The owner later told KSAT in San Antonio that she was thankful to have her pet back, which is a 6-year-old named Shadow and measures about 12 feet long. She suspected that someone had actually tried to steal the reticulated python.
"She was on my backporch in her LOCKED enclosure," owner Leah Garcia posted on a neighborhood Facebook page, according to KSAT. "When I came out to tend to her, the lock was on the ground in front of her enclosure and her sliding door was open just a tiny bit & she was gone."
Garcia told the local news station that she planned to get locks for her gates and move Shadow inside her home. Garcia said she has a recreational controlled exotic snake permit to keep the pet.
"I want to thank all the officers and Cibolo PD for making sure my baby was safe and wasn’t harmed," Garcia added.
The reticulated python named "Shadow" is pictured on the morning of Aug. 10, 2022, in Cibolo, Texas. (Credit: Cibolo Animal Services)
The reticulated python is considered the world’s longest snake, native to Southeast and South Asia, and regularly grow to over 16 feet, according to Reptiles Magazine and Zoo Atlanta. The largest recorded reticulated python in a zoological environment was 28.5 feet long and about 320 pounds.

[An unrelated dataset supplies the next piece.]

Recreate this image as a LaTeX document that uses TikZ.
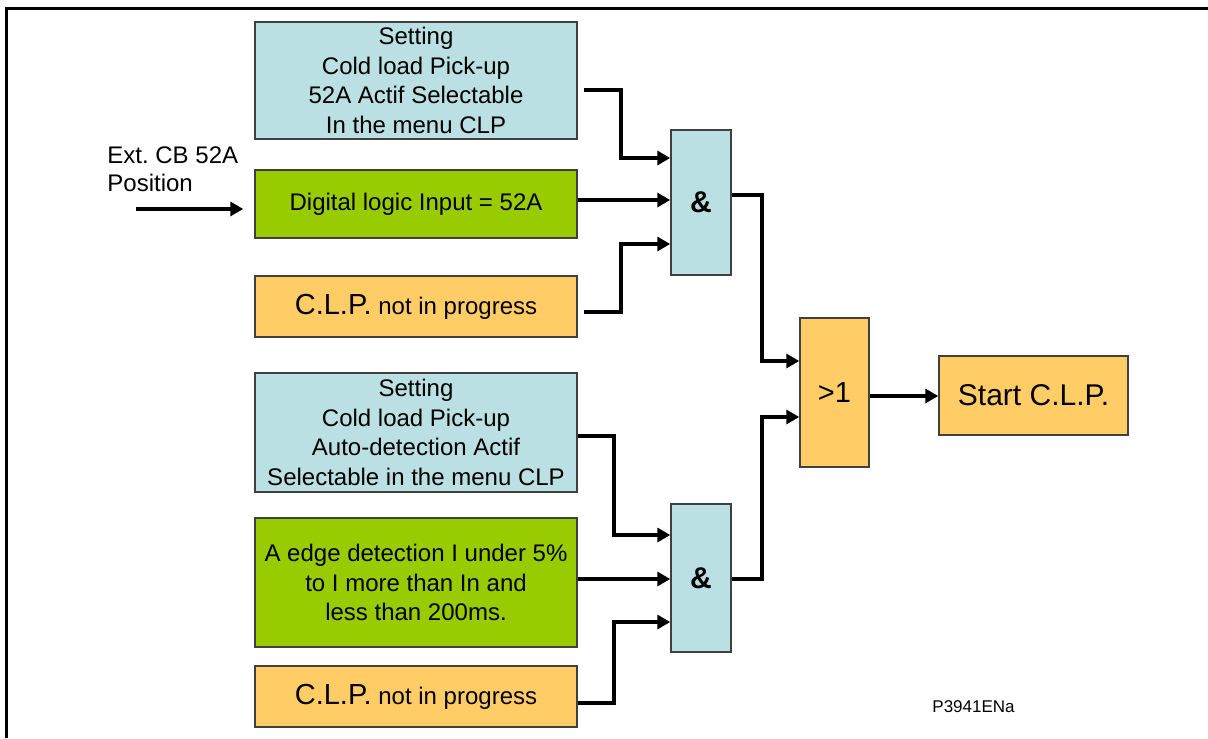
\documentclass[tikz,border=0pt]{standalone}
\usepackage{fontspec}
\setmainfont{Liberation Sans}
\frenchspacing
\usetikzlibrary{arrows.meta,calc}
\definecolor{lblue}{RGB}{187,224,227}
\definecolor{lgreen}{RGB}{153,204,0}
\definecolor{lorange}{RGB}{255,204,102}
\begin{document}
\begin{tikzpicture}[x=0.5pt,y=-0.5pt,
  box/.style={draw=black!75, line width=0.75pt, inner sep=0pt, align=center,
    font=\fontsize{12}{14.75}\selectfont},
  conn/.style={line width=2pt, -{Triangle[length=6.5pt,width=7pt]}},
  big/.style={font=\fontsize{14.5}{17}\selectfont}]
\useasboundingbox (0,0) rectangle (1208,738);
% frame
\draw[line width=1.5pt] (6.5,738) -- (6.5,8.5) -- (1208,8.5);
% input boxes
\node[box, fill=lblue, minimum width=161pt, minimum height=58.5pt] (b1) at (416,80.5)
  {Setting\\Cold load Pick-up\\52A Actif Selectable\\In the menu CLP};
\node[box, fill=lgreen, minimum width=161pt, minimum height=34pt] (b2) at (416,204)
  {\raisebox{-1.5pt}{Digital logic Input = 52A}};
\node[box, fill=lorange, minimum width=161pt, minimum height=30.5pt] (b3) at (416,306.5)
  {{\fontsize{14.5}{17}\selectfont C.L.P.} not in progress};
\node[box, fill=lblue, minimum width=161pt, minimum height=59.5pt] (b4) at (416,432.5)
  {Setting\\Cold load Pick-up\\Auto-detection Actif\\Selectable in the menu CLP};
\node[box, fill=lgreen, minimum width=161pt, minimum height=64.5pt] (b5) at (416,582.5)
  {A edge detection I under 5\%\\to I more than In and\\less than 200ms.};
\node[box, fill=lorange, minimum width=161pt, minimum height=30.5pt] (b6) at (416,696.5)
  {{\fontsize{14.5}{17}\selectfont C.L.P.} not in progress};
% gates
\node[box, fill=lblue, minimum width=30pt, minimum height=72.5pt, font=\fontsize{15}{17}\selectfont\bfseries] (a1) at (701,202.5) {\&};
\node[box, fill=lblue, minimum width=30pt, minimum height=74pt, font=\fontsize{15}{17}\selectfont\bfseries] (a2) at (701,578) {\&};
\node[box, fill=lorange, minimum width=34.5pt, minimum height=74.5pt, font=\fontsize{14.5}{17}\selectfont] (g3) at (834.5,392.5) {>1};
\node[box, fill=lorange, minimum width=94.5pt, minimum height=39.5pt, font=\fontsize{15}{17}\selectfont] (st) at (1033.5,395.5) {Start C.L.P.};
% labels
\node[anchor=west, align=left, inner sep=0pt, font=\fontsize{12}{14}\selectfont] (extlbl) at (107,169) {Ext. CB 52A\\Position};
\node[anchor=west, inner sep=0pt, font=\fontsize{8.5}{10}\selectfont] (code) at (932,707) {P3941ENa};
\coordinate (ext) at (136,209);
% connectors
\draw[conn, shorten >=5.5pt] (ext) -- (b2.west |- 0,209);
\draw[conn] ($(b1.east |- 0,90)+(6,0)$) -- (621,90) -- (621,158) -- (a1.west |- 0,158);
\draw[conn] (b2.east |- 0,200) -- (a1.west |- 0,200);
\draw[conn] ($(b3.east |- 0,312)+(6,0)$) -- (621,312) -- (621,244) -- (a1.west |- 0,244);
\draw[conn] (a1.east |- 0,195) -- (762,195) -- (762,361) -- (g3.west |- 0,361);
\draw[conn] (b4.east |- 0,436) -- (614,436) -- (614,535) -- (a2.west |- 0,535);
\draw[conn] (b5.east |- 0,579) -- (a2.west |- 0,579);
\draw[conn] (b6.east |- 0,703) -- (614,703) -- (614,622) -- (a2.west |- 0,622);
\draw[conn] (a2.east |- 0,579) -- (762,579) -- (762,417) -- (g3.west |- 0,417);
\draw[conn] (g3.east |- 0,396) -- (st.west |- 0,396);
\end{tikzpicture}
\end{document}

In the wild, reticulated pythons eat a wide variety of mostly bird and mammal prey, including large species such as deer or boar, according to the zoo. They can reach ages beyond 20 years.
"While reticulated pythons have a reputation for being aggressive, they generally do not display aggression when handled regularly in zoological settings. Despite heavy hunting pressures for the commercial skin trade, on top of opportunistic persecution by humans, this species manages to maintain relatively large populations even in heavily populated areas," Zoo Atlanta states.
This story was reported from Cincinnati.